## REQUIRED TASK
From the listing that follows, output everything exactly except the pictures.

:: SOURCE EXCERPT ::

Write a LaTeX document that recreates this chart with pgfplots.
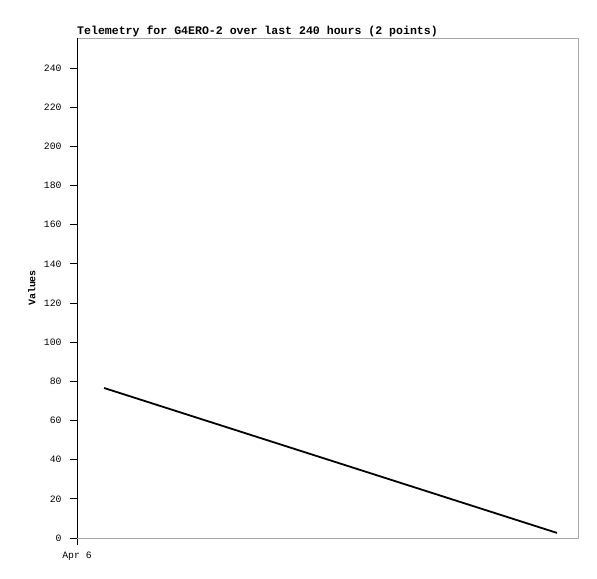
\documentclass[border=0pt]{standalone}
\usepackage{fontspec}
\setmainfont{Liberation Mono}
\setmonofont{Liberation Mono}
\usepackage{pgfplots}
\pgfplotsset{compat=1.18}

\begin{document}
\begin{tikzpicture}[x=1bp,y=1bp]
\path (0,0) rectangle (597,579);
\begin{axis}[
  at={(77bp,41bp)},
  anchor=south west,
  scale only axis,
  width=501bp,
  height=500bp,
  xmin=0, xmax=100,
  ymin=0, ymax=255.3,
  xtick={0},
  xticklabels={Apr 6},
  ytick={0,20,...,240},
  tick align=outside,
  xtick pos=bottom,
  ytick pos=left,
  major tick length=7bp,
  tick style={black, line width=0.8bp},
  axis line style={gray!70, line width=0.8bp},
  tick label style={font=\fontsize{9.8}{10}\selectfont},
  /pgf/number format/assume math mode=true,
  yticklabel style={xshift=-5bp},
  xticklabel style={yshift=-3bp},
  every axis title shift=0pt,
  title={\bfseries Telemetry for G4ERO-2 over last 240 hours (2 points)},
  title style={font=\fontsize{11.6}{12}\selectfont, anchor=base west, at={(rel axis cs:0,1)}, inner sep=0bp, yshift=3.5bp},
  ylabel={\bfseries Values},
  ylabel style={font=\fontsize{12}{12}\selectfont},
  every axis y label/.style={at={(rel axis cs:-0.09,0.5)}, rotate=90, anchor=center},
]
\addplot[black, line width=1.8bp] coordinates {
  (5.4,76.6) (95.8,2.6)
};
\draw[black, line width=0.9bp] (rel axis cs:0,0) -- (rel axis cs:0,1);
\draw[black, line width=0.9bp] (rel axis cs:0,0) -- (rel axis cs:1,0);
\end{axis}
\end{tikzpicture}
\end{document}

:::

## WRITTEN SOLUTION
Write a LaTeX document that recreates this chart with pgfplots.
\documentclass[border=0pt]{standalone}
\usepackage{fontspec}
\setmainfont{Liberation Mono}
\setmonofont{Liberation Mono}
\usepackage{pgfplots}
\pgfplotsset{compat=1.18}

\begin{document}
\begin{tikzpicture}[x=1bp,y=1bp]
\path (0,0) rectangle (597,579);
\begin{axis}[
  at={(77bp,41bp)},
  anchor=south west,
  scale only axis,
  width=501bp,
  height=500bp,
  xmin=0, xmax=100,
  ymin=0, ymax=255.3,
  xtick={0},
  xticklabels={Apr 6},
  ytick={0,20,...,240},
  tick align=outside,
  xtick pos=bottom,
  ytick pos=left,
  major tick length=7bp,
  tick style={black, line width=0.8bp},
  axis line style={gray!70, line width=0.8bp},
  tick label style={font=\fontsize{9.8}{10}\selectfont},
  /pgf/number format/assume math mode=true,
  yticklabel style={xshift=-5bp},
  xticklabel style={yshift=-3bp},
  every axis title shift=0pt,
  title={\bfseries Telemetry for G4ERO-2 over last 240 hours (2 points)},
  title style={font=\fontsize{11.6}{12}\selectfont, anchor=base west, at={(rel axis cs:0,1)}, inner sep=0bp, yshift=3.5bp},
  ylabel={\bfseries Values},
  ylabel style={font=\fontsize{12}{12}\selectfont},
  every axis y label/.style={at={(rel axis cs:-0.09,0.5)}, rotate=90, anchor=center},
]
\addplot[black, line width=1.8bp] coordinates {
  (5.4,76.6) (95.8,2.6)
};
\draw[black, line width=0.9bp] (rel axis cs:0,0) -- (rel axis cs:0,1);
\draw[black, line width=0.9bp] (rel axis cs:0,0) -- (rel axis cs:1,0);
\end{axis}
\end{tikzpicture}
\end{document}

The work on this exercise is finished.